Peasants who worked all day in the field packed a hunk of bread and maybe an onion for their lunch. For dinner, there was bean soup, and yet more bread. As minimal as this sounds, the Sicilian pantry became even more spare during periods of famine, which in Sicily amounted to “a time without bread.” A Sicilian proverb recounted by Mary Taylor Simeti in
Pomp and Sustenance
sums it up beautifully:

If I had a saucepan, water, and salt,
I’d make a bread stew—if I had bread.

A loaf of bread for Sicilians embodied the basic goodness of life. Where we might say a person is “as good as gold,” a Sicilian says “as good as bread.” A piece of bread that fell to the ground was kissed, like a child with a scraped knee.

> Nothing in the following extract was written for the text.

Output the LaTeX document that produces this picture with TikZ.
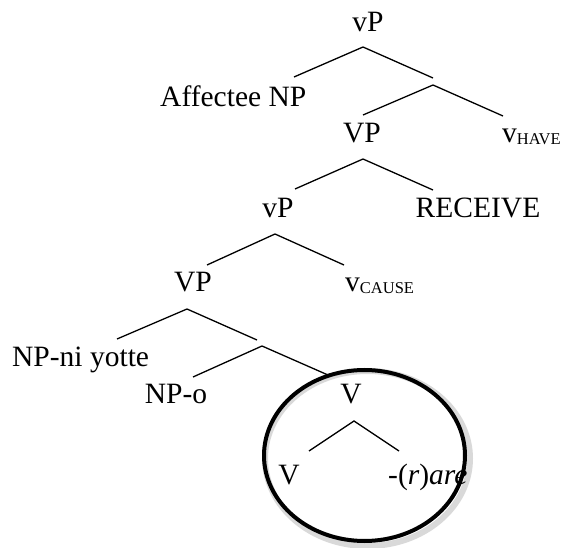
\documentclass[tikz,border=0pt]{standalone}
\usepackage{fontspec}
\setmainfont{Liberation Serif}
\usetikzlibrary{shapes.geometric}
% small subscript on the light verbs
\newcommand{\vsub}[1]{\raisebox{-2pt}{\fontsize{16.5}{18}\selectfont #1}}
\begin{document}
\begin{tikzpicture}[x=1pt, y=-1pt]
        % Define styles for the tree
        \tikzset{
            catnode/.style={font=\fontsize{29.5}{34}\selectfont, inner sep=0pt, anchor=base},
            leftnode/.style={catnode, anchor=base west},
            branch/.style={line width=1.3pt},
            ring/.style={draw, ellipse, line width=4pt, inner sep=0pt, minimum width=201pt, minimum height=171pt}
        }
        \useasboundingbox (0,0) rectangle (563,548);
        % Circle round the V head, with its shadow
        \draw[black!15, line width=6pt] (367.5,458.5) ellipse (102.5pt and 87.5pt);
        \node[ring] (circ) at (364.5,455.5) {};
        % Draw the labels
        \node[catnode] (vp1) at (368, 32) {vP};
        \node[leftnode] (aff) at (160, 107) {Affectee NP};
        \node[catnode] (VP1) at (362, 143) {VP};
        \node[leftnode] (vhave) at (502, 143) {v\vsub{HAVE}};
        \node[catnode] (vp2) at (278, 218) {vP};
        \node[catnode] (rec) at (478, 218) {RECEIVE};
        \node[catnode] (VP2) at (193, 292) {VP};
        \node[leftnode] (vcause) at (345, 292) {v\vsub{CAUSE}};
        \node[leftnode] (npni) at (12, 367) {NP-ni yotte};
        \node[catnode] (npo) at (176, 403) {NP-o};
        \node[catnode] (V1) at (351, 403) {V};
        \node[catnode] (V2) at (289, 484) {V};
        \node[leftnode] (rare) at (388, 484) {-(\textit{r})\textit{are}};
        % Branch points and branch ends
        \coordinate (a1) at (363, 47);  \coordinate (a1l) at (294, 77);  \coordinate (a1r) at (433, 78);
        \coordinate (a2) at (433, 85);  \coordinate (a2l) at (363, 115); \coordinate (a2r) at (503, 116);
        \coordinate (a3) at (363, 159); \coordinate (a3l) at (295, 189); \coordinate (a3r) at (433, 190);
        \coordinate (a4) at (275, 234); \coordinate (a4l) at (207, 265); \coordinate (a4r) at (344, 265);
        \coordinate (a5) at (187, 309); \coordinate (a5l) at (117, 339); \coordinate (a5r) at (257, 340);
        \coordinate (a6) at (262, 346); \coordinate (a6l) at (193, 377); \coordinate (a6r) at (328, 375);
        \coordinate (a7) at (354, 421); \coordinate (a7l) at (309, 451); \coordinate (a7r) at (399, 451);
        % Draw branches
        \foreach \n in {a1,a2,a3,a4,a5,a6,a7}
            \draw[branch] (\n l) -- (\n) -- (\n r);
    \end{tikzpicture}
\end{document}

When Sicilians described America as the land of bread and work, they imagined a country without hunger, which, in their experience, was just as miraculous as a city paved in gold. One thing they never imagined, however, was that bread would fall into their hands like manna from heaven. Richard Gambino, describing the powerful work ethic that guided his Brooklyn neighborhood, remembers a phrase often repeated by the local men,
“In questa vita si fa uva,”
literally translated as, “In this life, one produces grapes.” In other words, each one of us has been put on this earth to be useful. Gambino also remembers his grandfather’s Sicilian friends holding up their calloused workers’ hands and saying
“America e icca,”
meaning “America is here—this is America.”
14
For the Sicilian, bread and work were locked together in a kind of dance that began early in life, the day the young Sicilian was old enough to contribute.

Sicilians carried their bread tradition to America, where it continued with certain necessary revisions. On Saturdays in Sicily, women did all their baking for the coming week, a way to preserve precious fuel. In cities like New York, the Italian laborer, now on his own, purchased his weekly ration each Saturday in Little Italy. Here, Italian peddlers sold loaves prepared expressly for the “diggers and ditchers,” immense crusty loaves nearly the size of a wagon wheel. Anyone who could not afford to buy their bread fresh, bought stale loaves, a special sideline of the retail bread trade controlled by women. Bread that was once thrown away was sold by the larger bakeries and retail houses to middlemen who, in turn, sold it to the peddlers, women who sat on the curbstone, their goods piled in a blanket beside them. As the immigrant’s finances swelled, his diet branched out in new directions. Pasta, eggs, and, eventually, meat diverted some of his affection for bread but never replaced it. In the Mangione household, bread was eaten with every course of the Sunday feast, except for the pasta. A bowl of soup without bread was bereft of its faithful companion. Meat without bread was considered sinful.